1. Whether die development charges collected by the dealer should be included in the taxable turnover.
2. Whether the penalty levied under Section 12(3) of the Tamil Nadu General Sales Tax Act was justified.

Detailed Analysis:

1. Inclusion of Die Development Charges in Taxable Turnover:

The main issue in the case was whether die development charges collected by the dealer should be included in the taxable turnover. The dealer argued that the charges were for engineering and development skills and not for the manufacture of dies, which were retained by the dealer and not transferred to the customer. The Tribunal examined the records and found that the die development charges were related to the cost of engineering and development skills, and no transfer of property was involved. The Tribunal referred to Section 2(r) of the Tamil Nadu General Sales Tax Act, which defines turnover to include any sums charged for anything done by the dealer in respect of goods sold at the time of or before the delivery thereof. The Tribunal concluded that the die development charges were pre-sale expenses and should be included in the taxable turnover. The Tribunal also noted that the relief given by the excise duty was not relevant to the case under the Tamil Nadu General Sales Tax Act. Consequently, the Tribunal restored the turnovers deleted by the Appellate Assistant Commissioner.

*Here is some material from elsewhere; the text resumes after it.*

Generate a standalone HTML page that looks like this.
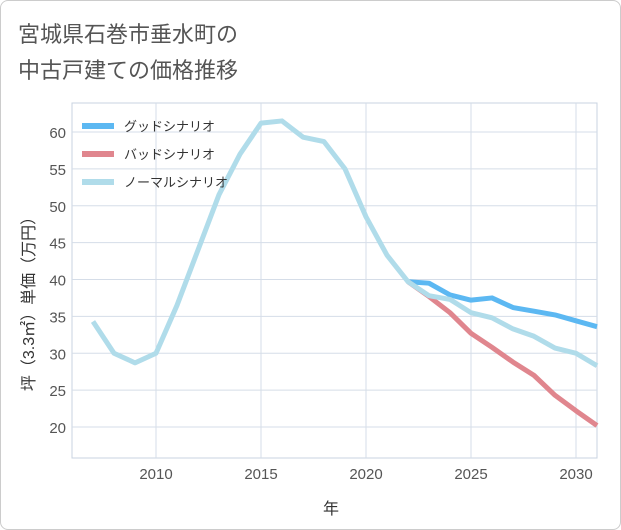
<!DOCTYPE html>
<html><head><meta charset="utf-8"><style>
body{margin:0;background:#fff;font-family:"Liberation Sans","Noto Sans CJK JP",sans-serif;}
#wrap{position:relative;width:619px;height:528px;border:1px solid #ccc;border-radius:8px;background:#fff;}
</style></head><body>
<div id="wrap">
<svg id="chart" width="621" height="530" style="position:absolute;left:-1px;top:-1px">
<text x="18" y="42" font-size="22" fill="#555">宮城県石巻市垂水町の</text>
<text x="18" y="78" font-size="22" fill="#555">中古戸建ての価格推移</text>
<g id="grid"></g><g id="series"></g><g id="legend"></g>
<text x="331" y="514" font-size="16" fill="#333" text-anchor="middle">年</text>
<text transform="translate(34,300) rotate(-90)" font-size="16" fill="#333" text-anchor="middle">坪（3.3㎡）単価（万円）</text>
</svg></div>
<script>
const years=[2007,2008,2009,2010,2011,2012,2013,2014,2015,2016,2017,2018,2019,2020,2021,2022,2023,2024,2025,2026,2027,2028,2029,2030,2031];
const normalVals=[34.3,30,28.7,30,36.5,44,51.5,57,61.2,61.5,59.3,58.7,55,48.5,43.3,39.7,37.8,37.3,35.5,34.8,33.3,32.3,30.7,30,28.3];
const futYears=[2022,2023,2024,2025,2026,2027,2028,2029,2030,2031];
const goodVals=[39.7,39.5,37.9,37.2,37.5,36.2,35.7,35.2,34.4,33.6];
const badVals=[39.7,37.7,35.5,32.7,30.8,28.8,27,24.3,22.2,20.2];
const xTicks=[2010,2015,2020,2025,2030];
const yTicks=[20,25,30,35,40,45,50,55,60];
const L=72,R=597,T=103,B=458;
const x=y=>156+(y-2010)*21;
const yS=v=>427-(v-20)*7.375;
const NS="http://www.w3.org/2000/svg";
function mk(tag,attrs,parent){const e=document.createElementNS(NS,tag);for(const k in attrs)e.setAttribute(k,attrs[k]);parent.appendChild(e);return e;}
const g=document.getElementById('grid');
let r=mk('rect',{x:L,y:T,width:R-L,height:B-T,fill:'#fff',stroke:'#c8d3e0'},g);


for(let yr=2007;yr<=2031;yr++){}
xTicks.forEach(t=>{
 const l=mk('line',{x1:x(t),x2:x(t),y1:T,y2:B,stroke:'#d5dde8'},g);
 
 
 const tx=mk('text',{x:x(t),y:B+21,'font-size':15,fill:'#555','text-anchor':'middle'},g);tx.textContent=t;
 
 
});
yTicks.forEach(t=>{
 const l=mk('line',{x1:L,x2:R,y1:yS(t),y2:yS(t),stroke:'#d5dde8'},g);
 
 
 const tx=mk('text',{x:L-6,y:yS(t)+6,'font-size':15,fill:'#555','text-anchor':'end'},g);tx.textContent=t;
 
 
});
const s=document.getElementById('series');
function line(xs,vs,color,name){
 const p=mk('polyline',{points:xs.map((yr,i)=>x(yr)+','+yS(vs[i])).join(' '),fill:'none',stroke:color,'stroke-width':5,'stroke-linejoin':'round'},s);
 
 
}
line(futYears,goodVals,'#5cb8f2','good-scenario-line');
line(futYears,badVals,'#e0868e','bad-scenario-line');
line(years,normalVals,'#b0dcea','normal-scenario-line');
const lg=document.getElementById('legend');
[['グッドシナリオ','#5cb8f2'],['バッドシナリオ','#e0868e'],['ノーマルシナリオ','#b0dcea']].forEach((d,i)=>{
 const yy=126+i*28;
 const l=mk('line',{x1:82,x2:114,y1:yy,y2:yy,stroke:d[1],'stroke-width':6},lg);
 
 
 const t=mk('text',{x:124,y:yy+5,'font-size':13,fill:'#333'},lg);t.textContent=d[0];
 
 
});
</script>
</body></html>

2. Justification of Penalty under Section 12(3):

The second issue was whether the penalty levied under Section 12(3) of the Tamil Nadu General Sales Tax Act was justified. The Tribunal noted that the turnover was available in the books of accounts and that the dealer had a bona fide belief that it was not taxable. The Tribunal referred to the decision in Appollo Saline Pharmaceuticals (P) Ltd. v. Commercial Tax Officer and Others, where it was held that penalty could not be levied if the turnover was available in the books of accounts and there was no suppression. The Tribunal also considered the decision in Indira Industries v. State of Tamil Nadu, which stated that penalty under Section 12(3)(b) could not be levied if the turnover was drawn from the books of accounts and there was no specific concealment. The Tribunal confirmed the deletion of the penalty by the Appellate Assistant Commissioner, as the turnover was available in the books of accounts and there was no deliberate and willful non-disclosure.

Conclusion:

The High Court upheld the Tribunal's decision that die development charges should be included in the taxable turnover and that the penalty under Section 12(3) was not justified due to the availability of the turnover in the books of accounts and the absence of suppression. The Tax Case Revision Petition was dismissed, and the substantial question of law was answered in favor of the assessee.